Wanna know a secret?  The Mr. & Mrs. banner was painted denim.  I made cut-off shorts out of jeans and used the extra fabric to make the banner.  Not bad, eh?  That, of course, was adorning the wedding party table, which was the pièce de résistance.  It was really beautiful, but as the night went on it just got more and more magical looking with all of the candles and lanterns.  I made it, and it still took my breath away.  
at dusk

We found this tray (frame) while thrifting, so I painted the bottom grey and used it to put her bouquet on during the reception.  That way her bouquet did double duty as a centerpiece (more money-saving!).  
Speaking of money-saving, I had all of my friends saving jars for me.  There was always a sink full of water at my house with jars awaiting a label peel.  

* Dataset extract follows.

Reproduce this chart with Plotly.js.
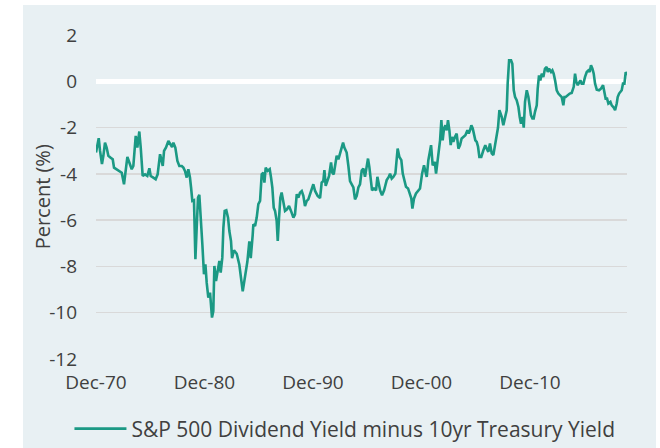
<!DOCTYPE html>
<html>
<head>
<meta charset="utf-8">
<script src="https://cdn.plot.ly/plotly-3.0.1.min.js"></script>
<style>
  html, body { margin: 0; padding: 0; background: #ffffff; }
  #chart { width: 660px; height: 448px; }
</style>
</head>
<body>
<div id="chart"></div>
<script>
// ---- Data ----
const seriesName = "S&P 500 Dividend Yield minus 10yr Treasury Yield";
const yAxisTitle = "Percent (%)";
const yTickValues = [-12, -10, -8, -6, -4, -2, 0, 2];
const yTickLabels = ["-12", "-10", "-8", "-6", "-4", "-2", "0", "2"];

// Observation times as decimal years
const obsYears = [
  1970.92,1971.04,1971.17,1971.29,1971.47,1971.60,1971.75,1971.90,1972.06,1972.27,
  1972.46,1972.58,1972.83,1973.07,1973.29,1973.50,1973.66,1973.81,1973.99,1974.21,
  1974.36,1974.58,1974.73,1974.91,1975.04,1975.22,1975.44,1975.65,1975.84,1975.96,
  1976.20,1976.42,1976.60,1976.82,1976.97,1977.07,1977.19,1977.37,1977.59,1977.74,
  1977.93,1978.05,1978.23,1978.42,1978.60,1978.82,1978.97,1979.12,1979.28,1979.43,
  1979.58,1979.68,1979.80,1979.95,1980.08,1980.20,1980.32,1980.44,1980.57,1980.72,
  1980.87,1981.00,1981.12,1981.27,1981.43,1981.61,1981.73,1981.83,1981.98,1982.13,
  1982.29,1982.41,1982.56,1982.66,1982.78,1982.93,1983.09,1983.21,1983.36,1983.46,
  1983.64,1983.89,1984.13,1984.44,1984.65,1984.87,1985.05,1985.18,1985.36,1985.42,
  1985.58,1985.73,1985.88,1986.04,1986.19,1986.34,1986.44,1986.56,1986.74,1986.93,
  1987.05,1987.17,1987.30,1987.42,1987.57,1987.67,1987.79,1987.91,1988.03,1988.19,
  1988.34,1988.52,1988.71,1988.89,1989.11,1989.26,1989.42,1989.57,1989.72,1989.88,
  1990.03,1990.18,1990.34,1990.49,1990.65,1990.80,1990.95,1991.11,1991.35,1991.57,
  1991.72,1991.87,1991.97,1992.09,1992.27,1992.40,1992.58,1992.70,1992.83,1992.95,
  1993.10,1993.26,1993.41,1993.56,1993.69,1993.81,1994.02,1994.18,1994.33,1994.49,
  1994.64,1994.79,1994.95,1995.10,1995.25,1995.41,1995.56,1995.71,1995.87,1995.99,
  1996.11,1996.24,1996.36,1996.54,1996.73,1996.85,1996.97,1997.10,1997.28,1997.47,
  1997.59,1997.71,1997.90,1998.02,1998.17,1998.32,1998.51,1998.63,1998.72,1998.88,
  1999.06,1999.19,1999.31,1999.49,1999.68,1999.86,1999.98,2000.08,2000.23,2000.41,
  2000.60,2000.78,2000.97,2001.15,2001.28,2001.40,2001.55,2001.71,2001.80,2001.95,
  2002.14,2002.26,2002.38,2002.50,2002.63,2002.75,2002.87,2002.99,2003.12,2003.24,
  2003.36,2003.49,2003.61,2003.73,2003.85,2004.01,2004.16,2004.32,2004.47,2004.62,
  2004.78,2004.96,2005.15,2005.27,2005.39,2005.51,2005.64,2005.76,2005.88,2006.01,
  2006.13,2006.25,2006.43,2006.62,2006.80,2006.93,2007.08,2007.23,2007.39,2007.54,
  2007.70,2007.85,2007.97,2008.10,2008.31,2008.46,2008.62,2008.77,2008.86,2008.99,
  2009.17,2009.29,2009.42,2009.54,2009.69,2009.85,2009.97,2010.09,2010.22,2010.34,
  2010.46,2010.62,2010.77,2010.89,2011.01,2011.14,2011.26,2011.38,2011.54,2011.63,
  2011.75,2011.87,2012.00,2012.15,2012.30,2012.46,2012.55,2012.67,2012.86,2012.98,
  2013.10,2013.23,2013.38,2013.53,2013.69,2013.84,2013.99,2014.09,2014.21,2014.39,
  2014.58,2014.76,2014.95,2015.07,2015.19,2015.32,2015.44,2015.56,2015.68,2015.84,
  2015.99,2016.15,2016.30,2016.42,2016.54,2016.67,2016.79,2016.91,2017.07,2017.28,
  2017.46,2017.65,2017.77,2017.89,2018.02,2018.14,2018.33,2018.45,2018.60,2018.76,
  2018.91,2019.00,2019.13,2019.25,2019.37,2019.49,2019.62,2019.74,2019.86
];

// Dividend yield minus 10yr Treasury yield, percent
const spreadValues = [
  -3.08,-2.79,-2.46,-3.00,-3.58,-3.22,-2.65,-2.86,-3.22,-3.30,
  -3.37,-3.73,-3.80,-3.87,-3.95,-4.45,-3.80,-3.27,-3.51,-3.80,
  -3.66,-2.36,-2.86,-2.17,-2.86,-4.09,-4.02,-4.09,-3.76,-4.09,
  -4.16,-4.23,-4.02,-3.15,-3.44,-3.66,-3.01,-2.86,-2.58,-2.72,
  -2.84,-2.65,-2.86,-3.44,-3.66,-3.66,-3.73,-3.87,-4.16,-3.80,
  -4.16,-4.59,-5.17,-5.14,-7.69,-6.32,-5.03,-4.91,-6.17,-7.04,
  -8.34,-7.91,-8.70,-9.35,-9.13,-10.21,-9.93,-7.98,-8.63,-8.12,
  -7.76,-8.27,-7.62,-6.32,-5.60,-5.57,-5.89,-6.47,-6.90,-7.64,
  -7.30,-7.45,-7.93,-9.08,-8.40,-7.79,-6.92,-7.64,-6.64,-6.18,
  -6.25,-5.89,-5.31,-5.17,-4.02,-3.95,-4.38,-3.73,-3.87,-3.80,
  -4.16,-4.59,-5.46,-5.60,-6.03,-6.90,-5.89,-5.03,-4.81,-5.17,
  -5.60,-5.53,-5.39,-5.60,-5.89,-5.75,-4.88,-5.03,-4.81,-4.74,
  -4.95,-5.39,-5.17,-5.10,-4.88,-4.67,-4.45,-4.74,-4.95,-5.05,
  -4.38,-4.31,-3.84,-4.52,-4.31,-4.09,-3.51,-3.95,-4.02,-3.66,
  -3.22,-3.37,-3.08,-2.86,-2.65,-2.86,-3.08,-3.66,-4.31,-4.45,
  -4.59,-5.10,-4.95,-4.59,-4.45,-3.86,-3.77,-4.13,-3.63,-3.34,
  -3.70,-4.27,-4.71,-4.63,-4.71,-4.13,-4.42,-4.71,-4.92,-4.71,
  -4.49,-4.27,-4.13,-3.99,-4.20,-4.13,-3.99,-3.41,-2.91,-3.27,
  -3.41,-3.99,-4.20,-4.56,-4.63,-4.85,-5.06,-5.50,-5.06,-4.85,
  -4.71,-4.63,-3.99,-3.63,-3.91,-4.13,-3.41,-2.98,-2.76,-3.63,
  -3.48,-3.99,-3.55,-3.27,-2.55,-1.68,-2.55,-2.04,-1.90,-2.12,
  -1.68,-2.12,-2.76,-2.40,-2.62,-2.40,-2.26,-2.91,-2.76,-2.47,
  -2.40,-2.33,-2.12,-2.26,-2.12,-1.90,-2.04,-2.33,-2.55,-2.62,
  -2.83,-3.27,-3.27,-2.98,-2.76,-2.91,-3.05,-2.69,-3.12,-3.19,
  -2.69,-2.40,-2.00,-1.25,-1.54,-1.90,-1.54,-1.25,-0.10,0.91,
  0.91,0.76,-0.39,-0.68,-0.82,-1.11,-1.54,-1.83,-1.54,-2.00,
  -0.89,-0.39,-0.68,-1.04,-1.47,-1.61,-1.61,-1.32,-1.04,-0.32,
  0.26,0.04,0.33,0.19,0.55,0.62,0.40,0.55,0.40,0.47,
  0.33,0.04,-0.39,-0.53,-0.60,-0.68,-1.04,-0.68,-0.68,-0.60,
  -0.53,-0.50,-0.24,0.33,-0.03,-0.17,-0.03,0.04,-0.10,-0.10,
  0.19,0.40,0.47,0.40,0.69,0.55,0.33,-0.10,-0.36,-0.39,
  -0.32,-0.17,-0.46,-0.75,-0.75,-0.96,-0.89,-1.04,-1.11,-1.25,
  -0.96,-0.68,-0.53,-0.46,-0.39,-0.10,-0.10,0.40,0.26
];

// ---- Helpers ----
function decimalYearToISO(d) {
  const y = Math.floor(d);
  const start = Date.UTC(y, 0, 1);
  const end = Date.UTC(y + 1, 0, 1);
  const t = start + (d - y) * (end - start);
  return new Date(t).toISOString().slice(0, 10);
}
const xDates = obsYears.map(decimalYearToISO);

const textColor = "#404040";
const fontFamily = "'Open Sans', 'Noto Sans', sans-serif";

const trace = {
  type: "scatter",
  mode: "lines",
  name: seriesName,
  x: xDates,
  y: spreadValues,
  line: { color: "#1b9984", width: 2.6 },
  hoverinfo: "x+y"
};

const layout = {
  width: 660,
  height: 448,
  margin: { l: 96, r: 33, t: 35, b: 89, autoexpand: false },
  paper_bgcolor: "#ffffff",
  plot_bgcolor: "rgba(0,0,0,0)",
  font: { family: fontFamily, size: 19, color: textColor },
  showlegend: true,
  legend: {
    orientation: "h",
    x: -0.05,
    xanchor: "left",
    y: -0.216,
    yanchor: "middle",
    itemwidth: 52,
    bgcolor: "rgba(0,0,0,0)",
    font: { family: fontFamily, size: 21, color: textColor }
  },
  xaxis: {
    type: "date",
    range: [decimalYearToISO(obsYears[0]), decimalYearToISO(obsYears[obsYears.length - 1])],
    tick0: "1970-12-01",
    dtick: "M120",
    tickformat: "%b-%y",
    showgrid: false,
    zeroline: false,
    showline: false,
    ticks: "",
    ticklabelstandoff: 10,
    tickfont: { family: fontFamily, size: 19, color: textColor },
    fixedrange: true
  },
  yaxis: {
    range: [-12, 2],
    tickvals: yTickValues,
    ticktext: yTickLabels,
    showgrid: true,
    gridcolor: "#d9d9d9",
    gridwidth: 1.5,
    zeroline: true,
    zerolinecolor: "#ffffff",
    zerolinewidth: 5,
    showline: false,
    ticks: "",
    ticklabelstandoff: 18,
    tickfont: { family: fontFamily, size: 19, color: textColor },
    fixedrange: true
  },
  annotations: [{
    text: yAxisTitle,
    xref: "paper", yref: "paper",
    x: -0.101, y: 0.5,
    xanchor: "center", yanchor: "middle",
    textangle: -90,
    showarrow: false,
    font: { family: fontFamily, size: 20, color: textColor }
  }],
  shapes: [{
    type: "rect",
    xref: "paper", yref: "paper",
    x0: -0.1375, x1: 1.0546, y0: -0.3, y1: 1.0926,
    fillcolor: "#e8f0f3",
    line: { width: 0 },
    layer: "below"
  }]
};

Plotly.newPlot("chart", [trace], layout, { displayModeBar: false, staticPlot: true });
</script>
</body>
</html>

I used all different sizes and put as many tealight candles as would fit in each one.  
It was really stunning once it got dark.  

Another fun idea that the bride and groom implemented was karaoke for the reception as opposed to a DJ and dancing.  It was such great fun, and everyone played along and had a blast.  It was also a great money-saving idea because they used a friend's machine and got my hubby to run it, cutting out another major expense.

A few days before the wedding I realized that there was not a plan for the grand exit.  So I saw this idea for streamers and ran with it.  I used sticks, ribbon, hot glue, and love.  (Oh, and here's where I talked about the "Just Married" sign.)


The candlelight was really amazing.  I didn't know if it would work, to be honest.  Every time I told people I needed jars to decorate a wedding with I felt like a total noob, but it was gorgeous and it totally worked!  I couldn't be happier with how everything turned out.  It was simply beautiful.

ETA: In case you want to know, I asked the bride what she ended up spending out of pocket, and this is what she said:
We spent just under $8,000. But many services were free (we tipped them though). I estimated our wedding would've cost $15,000 without our hookups.
Not bad, yo!  Just goes to show, being thrifty pays!

Congratulations, Christa and Lafe!!  Thanks for inviting me to help make this day a little more special and for trusting me and my crazy ideas.  I'm honored to have been a part of your wedding!